Todo nuestro proceso de Emancipación para su adecuada comprensión requiere ser visto al compás de las fluctuaciones de la política de la España Peninsular. El rechazo por parte de Fernando VII en 1814 a la Constitución de Cádiz (1812) que había jurado avivó, sin duda, la lucha de los independentistas. La presencia militar de Morillo condujo, inicialmente a un fortalecimiento de las fuerzas realistas. Sin embargo, a raíz del comienzo del llamado Trienio Liberal español (1820-1823), Morillo informó a Bolívar del cese al fuego unilateral del ejército español e invitó al Libertador a la negociación de un Tratado de Regularización de la Guerra.

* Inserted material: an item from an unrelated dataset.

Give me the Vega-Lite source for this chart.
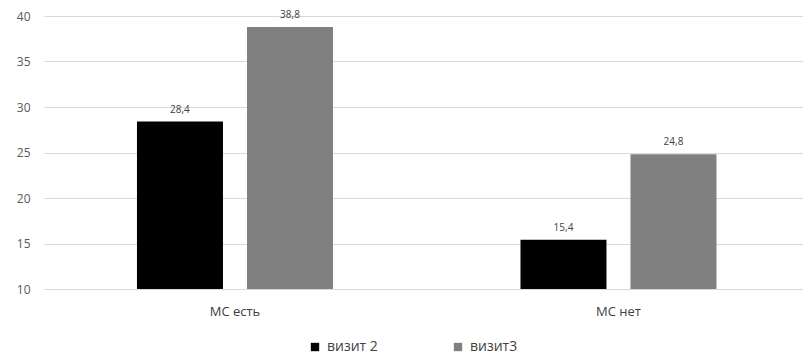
{
  "$schema": "https://vega.github.io/schema/vega-lite/v6.json",
  "autosize": "none",
  "width": 759,
  "height": 273,
  "padding": {"left": 44, "top": 16, "right": 0, "bottom": 69},
  "background": "white",
  "config": {
    "locale": {"number": {"decimal": ",", "thousands": " ", "grouping": [3], "currency": ["", ""]}},
    "font": "Open Sans",
    "view": {"stroke": null}
  },
  "data": {
    "values": [
      {"group": "МС есть", "visit": "визит 2", "value": 28.4},
      {"group": "МС есть", "visit": "визит3", "value": 38.8},
      {"group": "МС нет", "visit": "визит 2", "value": 15.4},
      {"group": "МС нет", "visit": "визит3", "value": 24.8}
    ]
  },
  "encoding": {
    "x": {
      "field": "group",
      "type": "nominal",
      "sort": null,
      "title": null,
      "scale": {"paddingInner": 0.4889, "paddingOuter": 0.234, "align": 0.518},
      "axis": {
        "domain": false,
        "ticks": false,
        "labelAngle": 0,
        "labelPadding": 16,
        "labelFontSize": 13,
        "labelColor": "#404040"
      }
    },
    "xOffset": {
      "field": "visit",
      "type": "nominal",
      "sort": null,
      "scale": {"paddingInner": 0.2182, "paddingOuter": 0}
    },
    "y": {
      "field": "value",
      "type": "quantitative",
      "title": null,
      "scale": {"domain": [10, 40], "nice": false, "zero": false},
      "axis": {
        "values": [10, 15, 20, 25, 30, 35, 40],
        "domain": false,
        "ticks": false,
        "labelPadding": 14,
        "labelFontSize": 12,
        "labelColor": "#595959",
        "gridColor": "#d9d9d9",
        "gridWidth": 1
      }
    }
  },
  "layer": [
    {
      "mark": {"type": "bar"},
      "encoding": {
        "y2": {"datum": 10},
        "color": {
          "field": "visit",
          "type": "nominal",
          "sort": null,
          "scale": {"domain": ["визит 2", "визит3"], "range": ["#000000", "#808080"]},
          "legend": {
            "title": null,
            "orient": "none",
            "direction": "horizontal",
            "legendX": 264,
            "legendY": 324,
            "symbolType": "square",
            "symbolSize": 70,
            "symbolStrokeWidth": 0,
            "labelFontSize": 14,
            "labelColor": "#404040",
            "labelOffset": 5,
            "columnPadding": 73
          }
        }
      }
    },
    {
      "mark": {"type": "text", "baseline": "bottom", "dy": -7, "fontSize": 10, "color": "#404040"},
      "encoding": {
        "text": {"field": "value", "type": "quantitative", "format": ".1f"}
      }
    }
  ]
}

Éste se firmó en noviembre de 1820 en Trujillo, atendiendo Morillo a la política vigente en España. Fue el fin de la Guerra a Muerte. Fue el reconocimiento del estado de beligerancia que permitió a los patriotas hablar de guerra internacional, utilizando una cierta fictio iuris.
Cuando el Trienio Liberal español llegó a su fin, con otra voltereta de Fernando VII y aquél terrible “Vivan las cadenas” de los mozos madrileños partidarios del absolutismo, la división y el desconcierto de los hechos de la Península en las fuerzas realistas en América resultó el marco de referencia de la victoria definitiva de Bolívar y Sucre (Junín, Ayacucho), en Perú y en el Alto Perú. Las Bases de Punchauca (San Martín – La Serna), en el Perú; y el Tratado de Córdoba (Iturbide- O’Donojú) en México, ambos de 1821, son también resultado de la política hispana del Trienio Liberal y del empeño tanto del Ejército Expedicionario de los Andes, de José San Martín, como del Ejército Trigarante de Agustín de Iturbide, en busca de una Emancipación no traumática, ni negadora de la savia y del pasado hispánico de nuestros pueblos. Bolívar ya estaba, entonces, dominado por el exotismo que le condujo a intentar plasmar constitucionalmente el caudillismo militarista y el bonapartismo. Su aparente éxito en el Sur fue flor de un día. Tanto en el Perú como en la recién creada Bolivia. Su empeño en fortalecer sus rigideces teóricas con una modificación de la Constitución oligárquica de Cúcuta (1821); así como la reacción antivenezolana en Bogotá y la reacción antineogranadina en Caracas, formaron aquella larga agonía de la Colombia que Luis Castro Leiva calificó de “ilusión ilustrada”.
Nuestro doloroso, bélico y fratricida proceso de Emancipación pudo ser de otra manera. Pero fue lo que fue. Una guerra civil con todas las trágicas dimensiones sociales y políticas que ese tipo de contiendas conllevan. La tangente que siempre ha supuesto desconocer el carácter de nuestros procesos nos ha llevado siempre a las inautenticidades, resultado de la ignorancia, deseada y buscada, de nuestra propia ontología histórica. Hemos sido, somos y seguiremos siendo, dentro de nuestro mestizaje, profundamente hispánicos, nos guste o no tal hecho. Por eso, podemos decir también de los criollos lo que el viejo (y poco edificante) Marqués de Bradomín de Valle Inclán decía de los españoles de la España de siempre: somos y seguiremos siendo feos, católicos y sentimentales.